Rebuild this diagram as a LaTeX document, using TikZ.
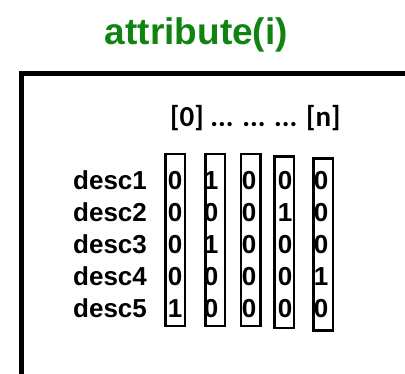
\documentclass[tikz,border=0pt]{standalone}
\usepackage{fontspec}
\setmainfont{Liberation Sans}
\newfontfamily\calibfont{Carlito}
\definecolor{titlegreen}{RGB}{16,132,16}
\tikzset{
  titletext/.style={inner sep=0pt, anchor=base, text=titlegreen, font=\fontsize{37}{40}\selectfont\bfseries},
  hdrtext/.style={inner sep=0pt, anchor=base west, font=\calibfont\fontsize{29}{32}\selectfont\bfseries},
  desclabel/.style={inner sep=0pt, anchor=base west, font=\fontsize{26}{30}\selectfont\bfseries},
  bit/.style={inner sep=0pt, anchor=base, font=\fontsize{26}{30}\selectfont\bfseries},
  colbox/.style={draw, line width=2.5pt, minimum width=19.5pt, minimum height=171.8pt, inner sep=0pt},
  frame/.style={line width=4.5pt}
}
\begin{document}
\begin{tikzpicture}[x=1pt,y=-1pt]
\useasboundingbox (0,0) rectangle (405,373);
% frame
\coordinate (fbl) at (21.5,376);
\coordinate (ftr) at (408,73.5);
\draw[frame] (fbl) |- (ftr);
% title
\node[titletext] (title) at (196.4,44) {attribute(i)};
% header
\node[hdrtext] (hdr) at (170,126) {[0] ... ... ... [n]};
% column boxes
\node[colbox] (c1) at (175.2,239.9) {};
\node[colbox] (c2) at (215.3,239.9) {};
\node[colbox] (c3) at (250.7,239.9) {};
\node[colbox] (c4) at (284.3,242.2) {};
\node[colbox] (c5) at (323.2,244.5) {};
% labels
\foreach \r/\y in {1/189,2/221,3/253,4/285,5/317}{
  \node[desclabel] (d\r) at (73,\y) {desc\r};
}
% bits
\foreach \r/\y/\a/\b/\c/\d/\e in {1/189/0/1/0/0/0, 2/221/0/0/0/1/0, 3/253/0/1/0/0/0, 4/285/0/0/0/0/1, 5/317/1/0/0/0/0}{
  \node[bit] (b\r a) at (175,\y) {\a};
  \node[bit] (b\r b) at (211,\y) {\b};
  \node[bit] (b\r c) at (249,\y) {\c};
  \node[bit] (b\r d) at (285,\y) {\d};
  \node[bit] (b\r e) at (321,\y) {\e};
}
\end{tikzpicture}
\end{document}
===============
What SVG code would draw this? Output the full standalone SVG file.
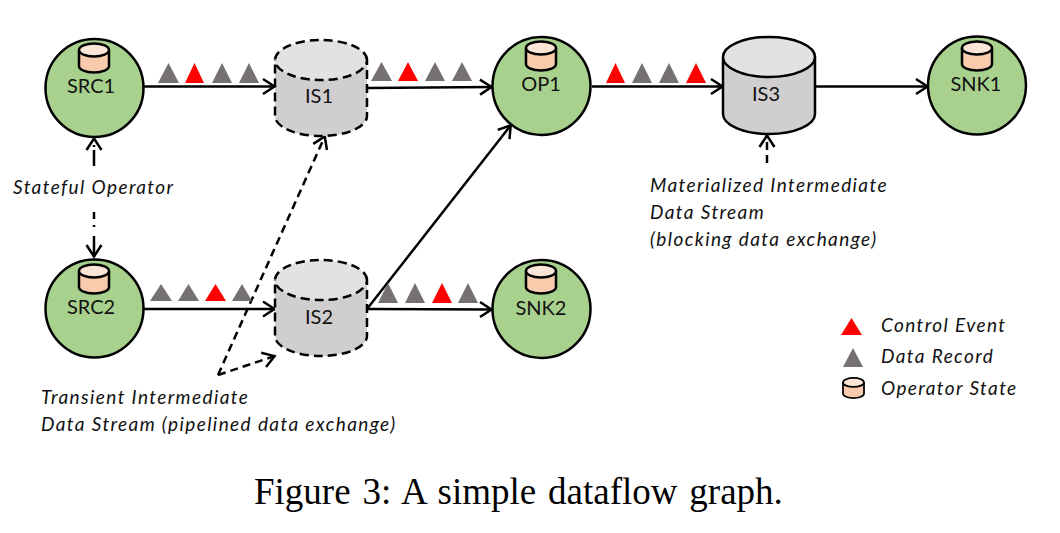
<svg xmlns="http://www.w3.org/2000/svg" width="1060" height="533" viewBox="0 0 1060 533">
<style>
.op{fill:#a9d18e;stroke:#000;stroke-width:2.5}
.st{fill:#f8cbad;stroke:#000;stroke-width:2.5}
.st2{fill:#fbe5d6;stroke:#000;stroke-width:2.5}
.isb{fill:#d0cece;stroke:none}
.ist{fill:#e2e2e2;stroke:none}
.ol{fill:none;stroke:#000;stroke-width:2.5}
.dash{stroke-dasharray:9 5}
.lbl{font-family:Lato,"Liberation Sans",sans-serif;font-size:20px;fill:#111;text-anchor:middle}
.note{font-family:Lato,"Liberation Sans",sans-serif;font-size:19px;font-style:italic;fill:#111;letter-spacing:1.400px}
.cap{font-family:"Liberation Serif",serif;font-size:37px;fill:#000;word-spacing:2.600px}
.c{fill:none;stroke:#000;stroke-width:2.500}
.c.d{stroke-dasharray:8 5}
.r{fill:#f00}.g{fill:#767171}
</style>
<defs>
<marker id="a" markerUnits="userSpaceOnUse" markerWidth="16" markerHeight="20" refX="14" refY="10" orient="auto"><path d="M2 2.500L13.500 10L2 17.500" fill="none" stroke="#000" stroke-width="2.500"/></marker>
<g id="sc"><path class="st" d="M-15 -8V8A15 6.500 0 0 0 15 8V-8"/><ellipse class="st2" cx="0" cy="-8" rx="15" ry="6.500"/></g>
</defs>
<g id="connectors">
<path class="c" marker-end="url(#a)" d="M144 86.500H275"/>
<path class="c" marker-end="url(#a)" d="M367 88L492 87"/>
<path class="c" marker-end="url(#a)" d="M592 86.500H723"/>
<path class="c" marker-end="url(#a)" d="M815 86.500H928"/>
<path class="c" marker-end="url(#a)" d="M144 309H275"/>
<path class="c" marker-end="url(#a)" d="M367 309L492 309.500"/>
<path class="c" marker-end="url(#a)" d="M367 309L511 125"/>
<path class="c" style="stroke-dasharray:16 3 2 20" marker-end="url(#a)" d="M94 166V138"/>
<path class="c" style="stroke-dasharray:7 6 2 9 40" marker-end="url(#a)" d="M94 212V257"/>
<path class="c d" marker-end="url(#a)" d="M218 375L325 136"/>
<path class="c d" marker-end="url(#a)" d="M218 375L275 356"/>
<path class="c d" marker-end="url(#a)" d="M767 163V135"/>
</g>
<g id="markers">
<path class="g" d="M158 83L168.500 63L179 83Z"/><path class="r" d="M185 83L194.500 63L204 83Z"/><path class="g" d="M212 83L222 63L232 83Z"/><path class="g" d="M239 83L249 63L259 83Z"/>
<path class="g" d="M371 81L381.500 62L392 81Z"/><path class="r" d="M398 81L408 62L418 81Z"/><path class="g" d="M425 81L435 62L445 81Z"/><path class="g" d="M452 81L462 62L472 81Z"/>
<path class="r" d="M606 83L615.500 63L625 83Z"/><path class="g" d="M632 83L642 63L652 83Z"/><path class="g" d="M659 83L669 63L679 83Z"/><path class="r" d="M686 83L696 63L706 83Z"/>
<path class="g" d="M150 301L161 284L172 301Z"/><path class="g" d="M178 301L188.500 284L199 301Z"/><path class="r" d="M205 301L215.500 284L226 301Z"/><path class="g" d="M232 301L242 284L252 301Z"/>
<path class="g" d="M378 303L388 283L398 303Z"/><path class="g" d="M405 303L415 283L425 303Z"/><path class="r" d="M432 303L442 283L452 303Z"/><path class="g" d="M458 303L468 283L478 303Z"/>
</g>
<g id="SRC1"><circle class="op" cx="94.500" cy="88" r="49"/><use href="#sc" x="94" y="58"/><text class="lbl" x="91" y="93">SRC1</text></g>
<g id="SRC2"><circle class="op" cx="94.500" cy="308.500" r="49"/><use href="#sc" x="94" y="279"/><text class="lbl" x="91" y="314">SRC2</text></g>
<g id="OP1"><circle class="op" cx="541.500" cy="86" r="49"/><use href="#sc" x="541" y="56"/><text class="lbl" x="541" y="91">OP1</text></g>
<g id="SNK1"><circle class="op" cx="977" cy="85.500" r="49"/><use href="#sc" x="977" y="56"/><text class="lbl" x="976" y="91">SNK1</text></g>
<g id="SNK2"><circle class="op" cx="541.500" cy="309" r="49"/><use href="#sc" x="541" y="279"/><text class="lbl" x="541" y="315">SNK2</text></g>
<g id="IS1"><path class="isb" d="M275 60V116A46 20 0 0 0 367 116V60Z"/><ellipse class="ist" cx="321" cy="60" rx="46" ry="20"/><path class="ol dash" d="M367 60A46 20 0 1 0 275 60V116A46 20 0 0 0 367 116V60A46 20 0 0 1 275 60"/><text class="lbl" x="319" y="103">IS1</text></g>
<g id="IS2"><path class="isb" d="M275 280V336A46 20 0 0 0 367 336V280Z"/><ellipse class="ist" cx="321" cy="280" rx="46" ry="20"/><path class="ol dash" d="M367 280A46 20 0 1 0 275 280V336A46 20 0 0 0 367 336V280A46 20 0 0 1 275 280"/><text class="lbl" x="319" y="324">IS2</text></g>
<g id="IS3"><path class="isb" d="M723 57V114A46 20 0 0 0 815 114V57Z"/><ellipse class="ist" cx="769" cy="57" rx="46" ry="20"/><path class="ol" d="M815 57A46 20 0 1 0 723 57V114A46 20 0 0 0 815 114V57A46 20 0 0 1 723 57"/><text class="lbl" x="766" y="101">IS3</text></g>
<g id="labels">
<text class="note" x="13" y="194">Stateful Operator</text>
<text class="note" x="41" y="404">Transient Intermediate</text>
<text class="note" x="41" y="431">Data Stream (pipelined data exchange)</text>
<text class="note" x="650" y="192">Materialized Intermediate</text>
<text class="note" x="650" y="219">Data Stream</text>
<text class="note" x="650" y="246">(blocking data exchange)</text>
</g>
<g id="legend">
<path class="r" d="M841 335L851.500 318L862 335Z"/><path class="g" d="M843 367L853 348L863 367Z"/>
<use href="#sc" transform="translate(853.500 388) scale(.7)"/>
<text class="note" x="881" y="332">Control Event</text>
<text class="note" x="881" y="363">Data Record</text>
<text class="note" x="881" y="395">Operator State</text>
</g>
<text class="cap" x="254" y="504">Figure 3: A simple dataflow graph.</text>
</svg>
===============
Requirement => Identify every line above with the string "this" in it. Copy those lines.

Complete response =>
Rebuild this diagram as a LaTeX document, using TikZ.
What SVG code would draw this? Output the full standalone SVG file.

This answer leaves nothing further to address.